Une vaccination trop lente pourrait coûter à l'économie mondiale l'équivalent du PIB de la France. C'est ce qui ressort d'une étude menée par un centre de recherche, l'Economist Intelligence Unit (EIU), publié ce mercredi. Selon ces experts, la perte de richesse sur la période 2022-2025 pourrait s'élever à 2.300 milliards de dollars pour "les pays qui auront vacciné moins de 60% de leur population à l'horizon mi-2022". L'étude de l'EIU a été menée sur environ 200 pays, en examinant les prévisions des calendriers de campagne de vaccination et celles sur l'évolution du PIB.
Les conclusions du rapport pointent une division forte entre les pays riches - dont le niveau de vaccination est avancé - et les États en développement. Conséquences, les deux tiers de ces pertes seront subies par des pays émergents, ce qui va ralentir leur rattrapage économique avec les pays plus développés, alimenter la pauvreté et augmenter le risque de troubles sociaux dans ces zones, avertit l'EIU dans sa note.

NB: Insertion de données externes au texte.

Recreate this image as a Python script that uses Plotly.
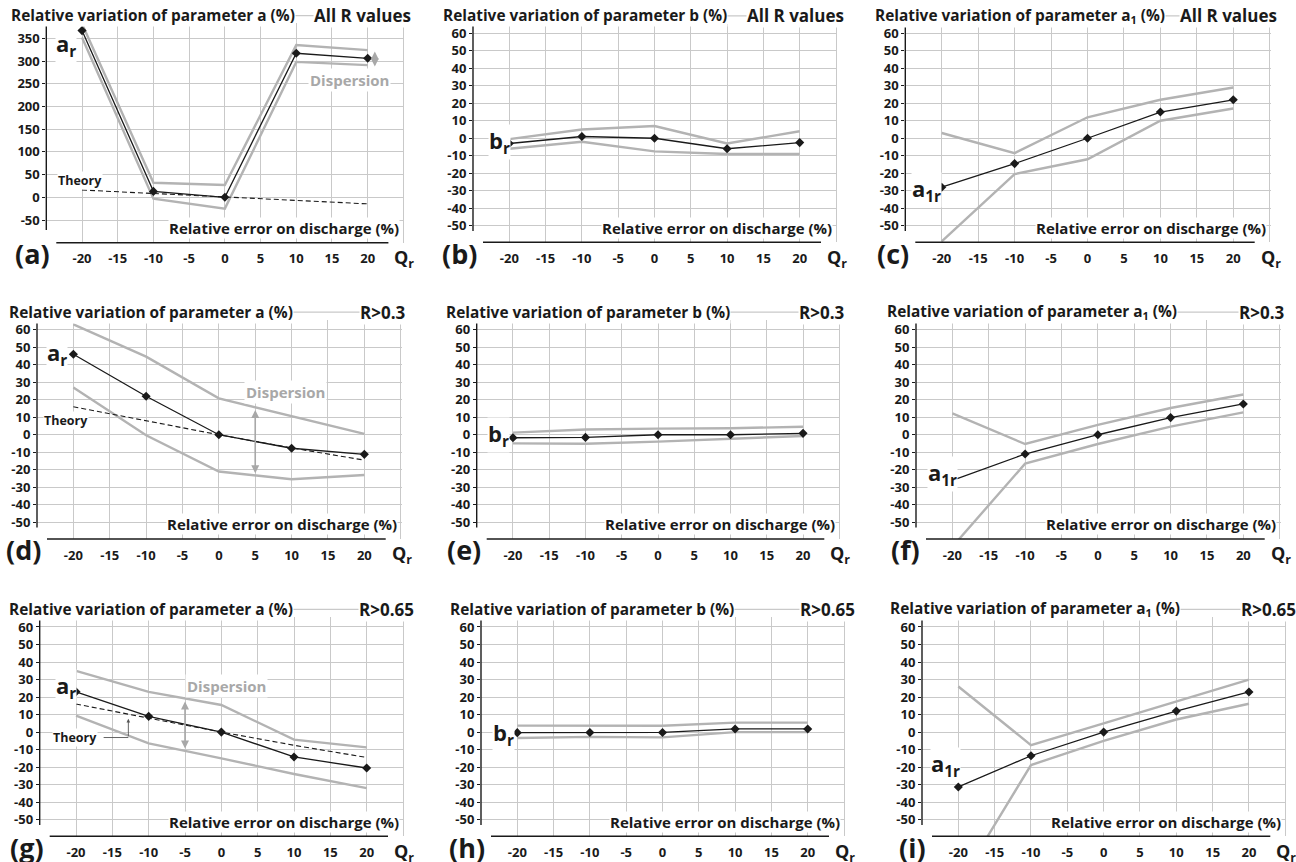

La région Asie-Pacifique, grande perdante
Ainsi, sur la période 2022-2025, les pays d'Afrique sub-saharienne devraient perdre 2,9% de PIB par rapport aux prévisions à cause de la lenteur de la campagne de vaccination, contre seulement 0,1% de perte de PIB pour les pays d'Europe de l'Est. En volume, c'est la région Asie-Pacifique qui sera la plus pénalisée par la lente vaccination, avec 1.700 milliards de dollars de pertes de PIB, toujours sur la même période.
Fin août, environ 60% de la population des pays les plus riches avaient reçu au moins une dose de vaccin anti-Covid, contre seulement 1% des habitants des pays pauvres, selon cette étude. Deux doses sont nécessaires pour une vaccination complète.
Le Fonds monétaire international (FMI) estimait fin juillet que "l'accès aux vaccins est devenu la principale ligne de rupture divisant la reprise mondiale en deux blocs". L'organisation avait confirmé sa prévision de croissance de l'économie mondiale de 6% pour 2021, relevant ses estimations pour les Etats-Unis et la zone euro mais revoyant à la baisse celles pour plusieurs pays en développement, confrontés à une recrudescence des contaminations au Covid-19 et à une vaccination plus faible.
L'Organisation internationale du travail (OIT) déplorait également en juin des fortes disparités géographique dans la reprise économique mondiale. Elle devrait être plus rapide dans les pays à revenu élevé, alors que dans les pays "à revenu faible et intermédiaire, l'accès plus limité aux vaccins et les contraintes plus fortes sur les dépenses budgétaires freineront la relance de l'emploi". L'OIT relevait notamment, pour l'année 2020, la destruction de quelque 144 millions d'emplois, qui auraient dû être créés sans la crise sanitaire. Un déficit qui a plongé 108 millions de travailleurs de plus dans la pauvreté, estime l'organisation onusienne.
Le dispositif international Covax a échoué, selon l'EIU
Pour Agathe Demarais, directrice des prévisions mondiales de l'EIU et auteure de l'étude, il y a "peu de chances" que l'écart dans l'accès aux vaccins soit "comblé" car "malgré des communiqués de presse flatteurs, les dons des pays riches couvrent seulement une fraction des besoins". Le dispositif international Covax, destiné à garantir aux pays défavorisés un accès équitable aux vaccins, "a échoué", malgré ses "(modestes) attentes", a-t-elle ajouté.